For quick installation, consider installing from our Docker image. This image includes all of the relevant dependencies, wrapped up in a “container” for ease of installation. To run it, you’ll need to have Docker installed, though the installation instructions for Linux, Mac, and Windows are relatively painless.

To run with Docker, there are some nasty configuration details which we’d like to hide behind a cleaner interface. Specifically, we want to provide a simple mechanism for collecting output, keep a cache around in between executions, allow input/output via stdio, and prevent containers from hanging around in between executions. To do that, we recommend creating a wrapper script and executing the parser through that wrapper.

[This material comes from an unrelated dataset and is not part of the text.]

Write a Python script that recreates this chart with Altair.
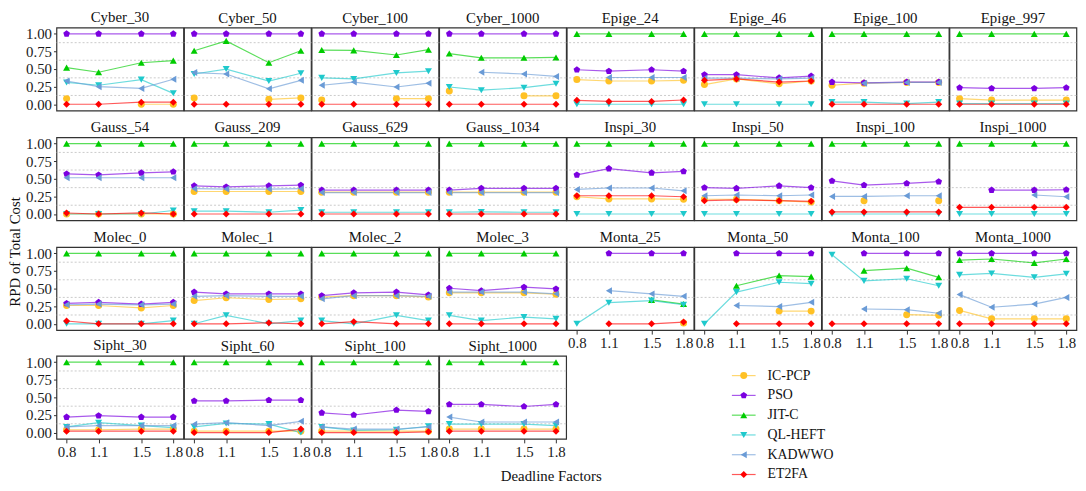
import altair as alt
import pandas as pd

FONT = "Liberation Serif"

panels = ["Cyber_30", "Cyber_50", "Cyber_100", "Cyber_1000",
          "Epige_24", "Epige_46", "Epige_100", "Epige_997",
          "Gauss_54", "Gauss_209", "Gauss_629", "Gauss_1034",
          "Inspi_30", "Inspi_50", "Inspi_100", "Inspi_1000",
          "Molec_0", "Molec_1", "Molec_2", "Molec_3",
          "Monta_25", "Monta_50", "Monta_100", "Monta_1000",
          "Sipht_30", "Sipht_60", "Sipht_100", "Sipht_1000"]
deadline = [0.8, 1.1, 1.5, 1.8]
series = ["IC-PCP", "PSO", "JIT-C", "QL-HEFT", "KADWWO", "ET2FA"]
colors = ["#FFC125", "#7B00E0", "#00CC00", "#1FC9CC", "#6A9BD6", "#FF0000"]
PENT = "M0,-1L0.951,-0.309L0.588,0.809L-0.588,0.809L-0.951,-0.309Z"
shapes = ["circle", PENT, "triangle-up", "triangle-down", "triangle-left", "diamond"]
y_ticks = [0.0, 0.25, 0.5, 0.75, 1.0]
grid_levels = [0.125, 0.375, 0.625, 0.875]

N = None
ic_pcp = [
    [0.08, N, 0.0, 0.0], [0.09, N, 0.07, 0.09], [0.06, N, 0.08, 0.08], [0.19, N, 0.12, 0.12],
    [0.35, 0.33, 0.33, 0.34], [0.28, 0.36, 0.29, 0.33], [0.27, 0.30, 0.31, 0.31], [0.08, 0.06, 0.06, 0.06],
    [0.0, 0.0, 0.0, 0.0], [0.32, 0.32, 0.32, 0.32], [0.31, 0.31, 0.31, 0.31], [0.31, 0.31, 0.31, 0.31],
    [0.245, 0.215, 0.215, 0.21], [0.21, 0.21, 0.19, 0.17], [N, 0.19, N, 0.19], [N, N, N, N],
    [0.26, 0.26, 0.225, 0.26], [0.33, 0.37, 0.345, 0.355], [0.38, 0.40, 0.40, 0.38], [0.44, 0.44, 0.44, 0.42],
    [N, N, N, 0.01], [N, N, 0.18, 0.18], [N, N, 0.13, 0.12], [0.19, 0.07, 0.07, 0.07],
    [0.04, 0.04, 0.05, 0.05], [0.02, 0.02, 0.02, 0.02], [0.02, 0.02, 0.02, 0.02], [0.05, 0.05, 0.05, 0.05],
]
pso = [
    [1, 1, 1, 1], [1, 1, 1, 1], [1, 1, 1, 1], [1, 1, 1, 1],
    [0.49, 0.47, 0.49, 0.47], [0.42, 0.42, 0.375, 0.40], [0.315, 0.305, 0.315, 0.315], [0.235, 0.225, 0.225, 0.235],
    [0.57, 0.555, 0.585, 0.60], [0.40, 0.385, 0.40, 0.41], [0.34, 0.34, 0.34, 0.34], [0.34, 0.365, 0.365, 0.365],
    [0.555, 0.645, 0.585, 0.605], [0.375, 0.365, 0.40, 0.375], [0.47, 0.41, 0.435, 0.46], [N, 0.34, 0.34, 0.345],
    [0.29, 0.305, 0.28, 0.305], [0.45, 0.425, 0.425, 0.425], [0.40, 0.44, 0.45, 0.41], [0.505, 0.47, 0.52, 0.495],
    [N, 1, 1, 1], [N, 1, 1, 1], [N, 1, 1, 1], [1, 1, 1, 1],
    [0.22, 0.24, 0.22, 0.22], [0.45, 0.45, 0.46, 0.46], [0.28, 0.25, 0.32, 0.30], [0.40, 0.40, 0.37, 0.40],
]
jit_c = [
    [0.52, 0.455, 0.59, 0.62], [0.76, 0.90, 0.59, 0.76], [0.77, 0.765, 0.70, 0.775], [0.72, 0.66, 0.66, 0.665],
    [1, 1, 1, 1], [1, 1, 1, 1], [1, 1, 1, 1], [1, 1, 1, 1],
    [1, 1, 1, 1], [1, 1, 1, 1], [1, 1, 1, 1], [1, 1, 1, 1],
    [1, 1, 1, 1], [1, 1, 1, 1], [1, 1, 1, 1], [1, 1, 1, 1],
    [1, 1, 1, 1], [1, 1, 1, 1], [1, 1, 1, 1], [1, 1, 1, 1],
    [N, N, 0.34, 0.28], [N, 0.54, 0.685, 0.67], [N, 0.755, 0.79, 0.66], [0.905, 0.92, 0.865, 0.92],
    [1, 1, 1, 1], [1, 1, 1, 1], [1, 1, 1, 1], [1, 1, 1, 1],
]
ql_heft = [
    [0.31, 0.27, 0.35, 0.155], [0.43, 0.50, 0.33, 0.44], [0.375, 0.36, 0.445, 0.47], [0.245, 0.20, 0.235, 0.29],
    [0.0, 0.0, 0.0, 0.0], [0.0, 0.0, 0.0, 0.0], [0.03, 0.03, 0.01, 0.03], [0.01, 0.01, 0.01, 0.01],
    [0.0, 0.0, 0.0, 0.05], [0.04, 0.04, 0.025, 0.055], [0.025, 0.025, 0.025, 0.025], [0.025, 0.03, 0.025, 0.025],
    [0.0, 0.0, 0.0, 0.0], [0.0, 0.0, 0.0, 0.0], [0.0, 0.0, 0.0, 0.0], [0.0, 0.0, 0.0, 0.0],
    [0.0, 0.0, 0.0, 0.045], [0.0, 0.12, 0.0, 0.045], [0.045, 0.0, 0.12, 0.045], [0.12, 0.045, 0.095, 0.07],
    [0.0, 0.30, 0.33, 0.27], [0.0, 0.45, 0.59, 0.57], [0.98, 0.61, 0.64, 0.54], [0.695, 0.715, 0.66, 0.71],
    [0.08, 0.14, 0.10, 0.07], [0.08, 0.13, 0.12, 0.0], [0.08, 0.03, 0.04, 0.09], [0.12, 0.12, 0.12, 0.10],
]
kadwwo = [
    [0.33, 0.25, 0.225, 0.355], [0.45, 0.43, 0.22, 0.34], [0.27, 0.315, 0.245, 0.30], [N, 0.455, 0.43, 0.395],
    [N, 0.38, 0.38, 0.38], [0.37, 0.37, 0.36, 0.37], [N, 0.30, 0.31, 0.31], [N, N, N, N],
    [0.515, 0.515, 0.515, 0.515], [0.36, 0.355, 0.355, 0.36], [0.305, 0.305, 0.305, 0.305], [0.305, 0.305, 0.305, 0.305],
    [0.35, 0.37, 0.37, 0.33], [0.26, 0.27, 0.26, 0.27], [0.25, 0.25, 0.26, 0.26], [N, N, 0.27, 0.245],
    [0.27, 0.28, 0.27, 0.28], [0.39, 0.40, 0.39, 0.39], [0.355, 0.40, 0.40, 0.39], [0.45, 0.45, 0.45, 0.425],
    [N, 0.47, 0.425, 0.39], [N, 0.26, 0.245, 0.305], [N, 0.21, 0.20, 0.15], [0.415, 0.235, 0.28, 0.375],
    [0.08, 0.10, 0.10, 0.10], [0.12, 0.14, 0.10, 0.16], [0.08, 0.05, 0.05, 0.08], [0.22, 0.15, 0.15, 0.15],
]
et2fa = [
    [0.0, 0.0, 0.03, 0.03], [0.0, 0.0, 0.0, 0.0], [0.0, 0.0, 0.0, 0.0], [0.0, 0.0, 0.0, 0.0],
    [0.056, 0.04, 0.04, 0.06], [0.34, 0.36, 0.315, 0.33], [0.0, 0.0, 0.0, 0.0], [0.0, 0.0, 0.0, 0.0],
    [0.015, 0.0, 0.015, 0.0], [0.0, 0.0, 0.0, 0.0], [0.0, 0.0, 0.0, 0.0], [0.0, 0.0, 0.0, 0.0],
    [0.26, 0.26, 0.26, 0.245], [0.19, 0.20, 0.19, 0.18], [0.03, 0.03, 0.03, 0.03], [0.095, 0.095, 0.095, 0.095],
    [0.04, 0.0, 0.0, 0.0], [0.0, 0.0, 0.015, 0.0], [0.0, 0.03, 0.0, 0.0], [0.0, 0.0, 0.0, 0.0],
    [N, 0.0, 0.0, 0.025], [N, 0.0, 0.0, 0.0], [0.0, 0.0, 0.0, 0.0], [0.0, 0.0, 0.0, 0.0],
    [0.02, 0.02, 0.02, 0.02], [0.0, 0.0, 0.0, 0.05], [0.0, 0.0, 0.0, 0.01], [0.02, 0.02, 0.02, 0.02],
]

values = {"IC-PCP": ic_pcp, "PSO": pso, "JIT-C": jit_c,
          "QL-HEFT": ql_heft, "KADWWO": kadwwo, "ET2FA": et2fa}

rows = []
for si, s in enumerate(series):
    for pi, p in enumerate(panels):
        for xi, x in enumerate(deadline):
            rows.append({"panel": p, "deadline": x, "series": s, "k": si,
                         "rpd": values[s][pi][xi]})
df = pd.DataFrame(rows)
grid_df = pd.DataFrame({"rpd": grid_levels})

color = alt.Color("series:N", scale=alt.Scale(domain=series, range=colors), legend=None)
shape = alt.Shape("series:N", scale=alt.Scale(domain=series, range=shapes), legend=None)
xs = alt.Scale(domain=[0.705, 1.895], nice=False, zero=False)
ys = alt.Scale(domain=[-0.09, 1.09], nice=False, zero=False)

PW, PH = 128.4, 84
RS = 5


def panel(name, show_y, show_x):
    d = df[df.panel == name]
    xax = alt.Axis(values=deadline, format=".1f", title=None, grid=False, domain=False,
                   tickSize=4, labelPadding=2, labelFlush=False, labelOverlap=False) if show_x else None
    yax = alt.Axis(values=y_ticks, format=".2f", title=None, grid=False, domain=False,
                   tickSize=3, labelPadding=2) if show_y else None
    X = alt.X("deadline:Q", scale=xs, axis=xax)
    Y = alt.Y("rpd:Q", scale=ys, axis=yax)
    grid = alt.Chart(grid_df).mark_rule(strokeDash=[2, 2], color="#c4c4c4", strokeWidth=0.9).encode(
        y=alt.Y("rpd:Q", scale=ys, axis=yax))
    lines = alt.Chart(d).mark_line(strokeWidth=1.2, opacity=0.65).encode(X, Y, color)
    pts = alt.Chart(d).mark_point(filled=True, size=50, opacity=1).encode(X, Y, color, shape)
    return alt.layer(grid, lines, pts).properties(
        width=PW, height=PH,
        title=alt.TitleParams(name, fontSize=15, font=FONT, fontWeight="normal",
                              offset=2, anchor="middle", color="#111111"))


leg_df = pd.DataFrame({"series": series})
ly = alt.Y("series:N", sort=series,
           scale=alt.Scale(type="point", domain=series, padding=1.07), axis=None)
leg_rule = alt.Chart(leg_df).mark_rule(strokeWidth=1.2, opacity=0.65).encode(
    y=ly, x=alt.value(167), x2=alt.value(191), color=color)
leg_pt = alt.Chart(leg_df).mark_point(filled=True, size=50, opacity=1).encode(
    y=ly, x=alt.value(179), color=color, shape=shape)
leg_tx = alt.Chart(leg_df).mark_text(align="left", baseline="middle", fontSize=14, font=FONT,
                                     color="#111111").encode(y=ly, x=alt.value(203), text="series:N")
legend = alt.layer(leg_rule, leg_pt, leg_tx).properties(
    width=4 * PW, height=140, view=alt.ViewBackground(strokeWidth=0))

row1 = alt.hconcat(*[panel(p, i == 0, False) for i, p in enumerate(panels[0:8])],
                   spacing=0, bounds="flush")
row2 = alt.hconcat(*[panel(p, i == 0, False) for i, p in enumerate(panels[8:16])],
                   spacing=0, bounds="flush")
row3 = alt.hconcat(*([panel(p, i == 0, False) for i, p in enumerate(panels[16:20])] +
                     [panel(p, False, True) for p in panels[20:24]]),
                   spacing=0, bounds="flush")
row4 = alt.hconcat(*([panel(p, i == 0, True) for i, p in enumerate(panels[24:28])] + [legend]),
                   spacing=0, bounds="flush")

top_rows = alt.vconcat(row1, row2, row3, spacing=RS)

grid_chart = alt.vconcat(top_rows, row4, spacing=RS - 20,
                         title=alt.TitleParams("Deadline Factors", orient="bottom", fontSize=15,
                                               font=FONT, fontWeight="normal", color="#111111",
                                               offset=6, anchor="middle", dy=-31))

chart = alt.vconcat(grid_chart, title=alt.TitleParams("RPD of Total Cost", orient="left", fontSize=15,
                                                     font=FONT, fontWeight="normal", color="#111111",
                                                     offset=2, anchor="middle")).configure(
    font=FONT, padding={"left": 0, "top": -2, "right": 0, "bottom": 0}
).configure_view(stroke="#333333", strokeWidth=1.2).configure_axis(
    labelFont=FONT, labelFontSize=15, labelColor="#1a1a1a", tickColor="#333333", domain=False)

chart.save("out.html", embed_options={"renderer": "svg", "actions": False})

For Linux and OS X, you could create a script, eregs.sh, that looks like:

#!/bin/sh
# Create a directory for the output
mkdir -p output
# Create a placeholder local_settings.py, if none exists
touch local_settings.py
# Execute docker with appropriate flags while passing in any arguments.
# --rm removes the container after execution
# -it makes the container interactive (particularly useful with --debug)
# -v mounts volumes for cache, output, and copies in the local settings
docker run --rm -it -v eregs-cache:/app/cache -v $PWD/output:/app/output -v $PWD/local_settings.py:/app/code/local_settings.py eregs/parser $@

Remember to make that script executable:

chmod +x eregs.sh

To parse, run the wrapper script, path/to/eregs.sh, instead of eregs wherever instructed to in the rest of this documentation. Also, leave off the final argument in pipeline and write_to commands if you would like to see the results in the “output” directory.

From Source

Getting the Code and Development Libs

Download the source code from GitHub (e.g. git clone [URL])

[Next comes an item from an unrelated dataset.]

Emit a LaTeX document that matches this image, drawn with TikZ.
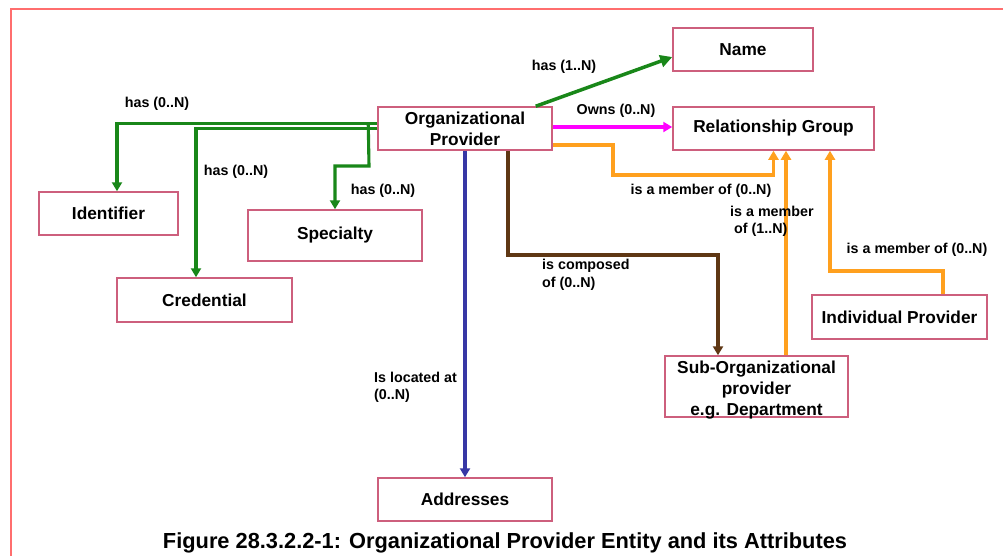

Make sure the libxml libraries are present. On Ubuntu/Debian, install it via

sudo apt-get install libxml2-dev libxslt-dev

Create a virtual environment (optional)

sudo pip install virtualenvwrapper
mkvirtualenv parser

Get the required libraries

cd regulations-parser
pip install -r requirements.txt

Run the parser

Using pipeline

eregs pipeline title part an/output/directory

or

eregs pipeline title part https://yourserver/

Example:

eregs pipeline 27 447 /output/path

Warning If using Docker and intending to write to the filesystem, remove the final parameter (/output/path above). All output will be written to the “/app/output” directory, which is mounted as “output” if you are using a script as described above.

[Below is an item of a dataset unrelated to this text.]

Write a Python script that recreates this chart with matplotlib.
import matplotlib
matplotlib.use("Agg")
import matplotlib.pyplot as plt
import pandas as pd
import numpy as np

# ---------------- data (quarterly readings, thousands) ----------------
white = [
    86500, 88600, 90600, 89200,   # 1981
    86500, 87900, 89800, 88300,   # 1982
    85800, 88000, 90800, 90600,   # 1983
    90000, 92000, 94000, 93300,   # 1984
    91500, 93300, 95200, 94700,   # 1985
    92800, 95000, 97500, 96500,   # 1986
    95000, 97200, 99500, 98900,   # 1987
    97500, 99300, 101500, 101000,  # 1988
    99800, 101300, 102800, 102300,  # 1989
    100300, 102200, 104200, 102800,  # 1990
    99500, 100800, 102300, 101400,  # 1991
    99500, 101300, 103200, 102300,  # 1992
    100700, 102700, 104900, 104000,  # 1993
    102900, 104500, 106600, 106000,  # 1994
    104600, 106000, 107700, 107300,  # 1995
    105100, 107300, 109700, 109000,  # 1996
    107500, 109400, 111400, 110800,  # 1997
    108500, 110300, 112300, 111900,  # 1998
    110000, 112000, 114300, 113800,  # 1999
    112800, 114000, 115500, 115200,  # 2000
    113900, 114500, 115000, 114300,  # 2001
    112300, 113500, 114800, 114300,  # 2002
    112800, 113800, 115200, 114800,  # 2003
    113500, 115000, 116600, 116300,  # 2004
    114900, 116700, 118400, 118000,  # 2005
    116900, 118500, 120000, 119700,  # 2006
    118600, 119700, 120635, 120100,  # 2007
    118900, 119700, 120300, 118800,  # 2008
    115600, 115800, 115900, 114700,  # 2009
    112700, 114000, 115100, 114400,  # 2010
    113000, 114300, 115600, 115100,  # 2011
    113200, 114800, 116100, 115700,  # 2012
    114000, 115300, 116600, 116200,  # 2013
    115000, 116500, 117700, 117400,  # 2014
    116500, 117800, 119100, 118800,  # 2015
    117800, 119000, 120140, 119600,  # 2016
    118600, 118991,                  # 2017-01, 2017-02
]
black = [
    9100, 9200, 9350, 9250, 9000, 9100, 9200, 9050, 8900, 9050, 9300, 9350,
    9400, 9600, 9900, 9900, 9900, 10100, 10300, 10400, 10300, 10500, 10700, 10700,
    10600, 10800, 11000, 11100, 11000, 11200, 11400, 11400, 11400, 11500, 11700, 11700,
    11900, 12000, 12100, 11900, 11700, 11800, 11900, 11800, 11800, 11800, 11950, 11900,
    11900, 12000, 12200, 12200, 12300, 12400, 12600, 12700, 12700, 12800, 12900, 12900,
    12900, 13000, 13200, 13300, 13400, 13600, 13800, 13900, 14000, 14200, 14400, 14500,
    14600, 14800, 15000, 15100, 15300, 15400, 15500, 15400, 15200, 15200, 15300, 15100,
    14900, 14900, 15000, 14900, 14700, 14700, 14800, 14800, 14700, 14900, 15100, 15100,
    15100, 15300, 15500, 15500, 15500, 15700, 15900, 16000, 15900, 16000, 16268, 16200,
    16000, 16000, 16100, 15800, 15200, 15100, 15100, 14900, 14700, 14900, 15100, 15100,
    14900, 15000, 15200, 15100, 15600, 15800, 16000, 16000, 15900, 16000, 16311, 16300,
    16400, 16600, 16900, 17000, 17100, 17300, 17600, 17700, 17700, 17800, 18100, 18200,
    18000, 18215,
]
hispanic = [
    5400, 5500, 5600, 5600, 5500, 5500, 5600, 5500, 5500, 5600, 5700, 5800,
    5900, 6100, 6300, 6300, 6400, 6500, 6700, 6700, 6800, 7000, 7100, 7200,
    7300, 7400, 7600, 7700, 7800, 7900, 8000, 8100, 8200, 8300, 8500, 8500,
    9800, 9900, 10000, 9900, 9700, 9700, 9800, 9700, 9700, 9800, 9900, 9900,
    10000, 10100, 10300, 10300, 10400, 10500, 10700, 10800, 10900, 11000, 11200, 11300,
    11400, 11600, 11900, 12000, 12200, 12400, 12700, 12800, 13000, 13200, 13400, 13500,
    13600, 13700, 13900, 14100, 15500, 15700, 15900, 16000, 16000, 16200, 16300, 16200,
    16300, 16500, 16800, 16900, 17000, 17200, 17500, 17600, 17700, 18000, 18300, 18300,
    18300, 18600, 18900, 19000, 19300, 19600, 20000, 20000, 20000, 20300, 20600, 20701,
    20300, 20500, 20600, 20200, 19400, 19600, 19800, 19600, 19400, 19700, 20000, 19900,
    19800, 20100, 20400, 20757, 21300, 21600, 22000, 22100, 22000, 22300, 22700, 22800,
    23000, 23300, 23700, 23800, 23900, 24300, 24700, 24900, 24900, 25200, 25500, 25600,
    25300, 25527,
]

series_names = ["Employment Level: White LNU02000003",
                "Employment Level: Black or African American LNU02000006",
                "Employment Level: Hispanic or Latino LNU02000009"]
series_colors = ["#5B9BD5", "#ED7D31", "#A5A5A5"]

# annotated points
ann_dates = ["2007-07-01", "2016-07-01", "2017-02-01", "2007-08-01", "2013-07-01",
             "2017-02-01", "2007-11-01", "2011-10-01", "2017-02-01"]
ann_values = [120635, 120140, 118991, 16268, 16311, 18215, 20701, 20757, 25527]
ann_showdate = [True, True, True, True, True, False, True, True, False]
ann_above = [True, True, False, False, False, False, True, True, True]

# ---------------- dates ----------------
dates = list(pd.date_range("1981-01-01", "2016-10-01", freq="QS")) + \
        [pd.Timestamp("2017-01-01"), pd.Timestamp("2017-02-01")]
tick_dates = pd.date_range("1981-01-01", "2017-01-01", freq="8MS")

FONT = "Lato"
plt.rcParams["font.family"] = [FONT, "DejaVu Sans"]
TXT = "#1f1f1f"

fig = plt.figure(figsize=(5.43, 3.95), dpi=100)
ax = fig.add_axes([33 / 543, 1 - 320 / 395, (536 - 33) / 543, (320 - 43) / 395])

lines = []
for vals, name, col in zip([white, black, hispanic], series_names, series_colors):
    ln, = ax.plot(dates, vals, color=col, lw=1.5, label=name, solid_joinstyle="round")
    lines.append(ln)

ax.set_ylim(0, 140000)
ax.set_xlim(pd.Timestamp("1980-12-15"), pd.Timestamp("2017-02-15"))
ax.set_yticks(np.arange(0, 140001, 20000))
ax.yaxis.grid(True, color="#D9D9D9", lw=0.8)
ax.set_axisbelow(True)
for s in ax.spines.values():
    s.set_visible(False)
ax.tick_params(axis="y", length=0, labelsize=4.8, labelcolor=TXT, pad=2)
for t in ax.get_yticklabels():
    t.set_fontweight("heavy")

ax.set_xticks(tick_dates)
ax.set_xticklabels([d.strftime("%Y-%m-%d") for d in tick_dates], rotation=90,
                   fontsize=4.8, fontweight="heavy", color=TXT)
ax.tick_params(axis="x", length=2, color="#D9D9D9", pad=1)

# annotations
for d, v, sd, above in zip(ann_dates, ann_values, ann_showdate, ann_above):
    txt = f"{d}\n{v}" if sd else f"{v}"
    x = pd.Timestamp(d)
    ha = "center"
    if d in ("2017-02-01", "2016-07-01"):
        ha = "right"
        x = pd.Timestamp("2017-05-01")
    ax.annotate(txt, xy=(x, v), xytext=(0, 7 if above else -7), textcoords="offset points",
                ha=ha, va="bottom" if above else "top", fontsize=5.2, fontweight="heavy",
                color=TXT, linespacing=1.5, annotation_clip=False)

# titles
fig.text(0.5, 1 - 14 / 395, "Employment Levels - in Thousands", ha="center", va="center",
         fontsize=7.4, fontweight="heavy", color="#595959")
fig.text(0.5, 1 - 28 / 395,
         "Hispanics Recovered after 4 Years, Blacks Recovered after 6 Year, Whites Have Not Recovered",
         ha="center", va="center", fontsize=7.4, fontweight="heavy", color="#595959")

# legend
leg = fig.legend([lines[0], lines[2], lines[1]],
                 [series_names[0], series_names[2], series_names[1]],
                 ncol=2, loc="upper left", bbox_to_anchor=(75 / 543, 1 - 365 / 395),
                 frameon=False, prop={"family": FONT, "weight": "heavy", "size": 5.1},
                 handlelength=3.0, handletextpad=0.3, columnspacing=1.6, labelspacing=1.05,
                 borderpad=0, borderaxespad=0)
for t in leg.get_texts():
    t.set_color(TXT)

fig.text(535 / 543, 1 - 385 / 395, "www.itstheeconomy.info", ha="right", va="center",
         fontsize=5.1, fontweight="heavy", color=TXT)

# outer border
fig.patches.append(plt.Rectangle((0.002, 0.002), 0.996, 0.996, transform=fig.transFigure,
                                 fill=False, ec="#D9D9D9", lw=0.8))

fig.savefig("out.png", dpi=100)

pipeline pulls annual editions of regulations from the Government Printing Office and final rules from the Federal Register based on the part that you give it.

When you run pipeline, it:

  1. Gets rules that exist for the regulation from the Federal Register API
  2. Builds trees from annual editions of the regulation
  3. Fills in any missing versions between annual versions by parsing final rules
  4. Builds the layers for all these trees
  5. Builds the diffs for all these trees, and
  6. Writes the results to your output location

If the final parameter begins with http:// or https://, output will be sent to that API. If it begins with git://, the output will be written as a git repository to that path. All other values will be treated as a file path; JSON files will be written in that directory. See output for more.

Settings

All of the settings listed in regparser.web.settings.parser.py can be overridden in a local_settings.py file. Current settings include:

  • META - a dictionary of extra info which will be included in the “meta” layer. This is free-form, but could be used for copyright information, attributions, etc.
  • CFR_TITLES - array of CFR Title names (used in the meta layer); not required as those provided are current
  • DEFAULT_IMAGE_URL - string format used in the graphics layer; not required as the default should be adequate
  • IGNORE_DEFINITIONS_IN - a dictionary mapping CFR part numbers to a list of terms that should not contain definitions. For example, if ‘state’ is a defined term, it may be useful to exclude the phrase ‘shall state’. Terms associated with the constant, ALL, will be ignored in all CFR parts parsed.
  • INCLUDE_DEFINITIONS_IN - a dictionary mapping CFR part numbers to a list of tuples containing (term, context) for terms that are definitely definitions. For example, a term that is succeeded by subparagraphs that define it rather than phraseology like “is defined as”. Terms associated with the constant, ALL, will be included in all CFR parts parsed.
  • OVERRIDES_SOURCES - a list of python modules (represented via string) which should be consulted when determining image urls. Useful if the Federal Register versions aren’t pretty. Defaults to a regcontent module.
  • MACRO_SOURCES - a list of python modules (represented via strings) which should be consulted if replacing chunks of XML in notices. This is more or less deprecated by LOCAL_XML_PATHS. Defaults to a regcontent module.
  • LOCAL_XML_PATHS - a list of paths to search for notices from the Federal Register. This directory should match the folder structure of the Federal Register. If a notice is present in one of the local paths, that file will be used instead of retrieving the file, allowing for local edits, etc. to help the parser.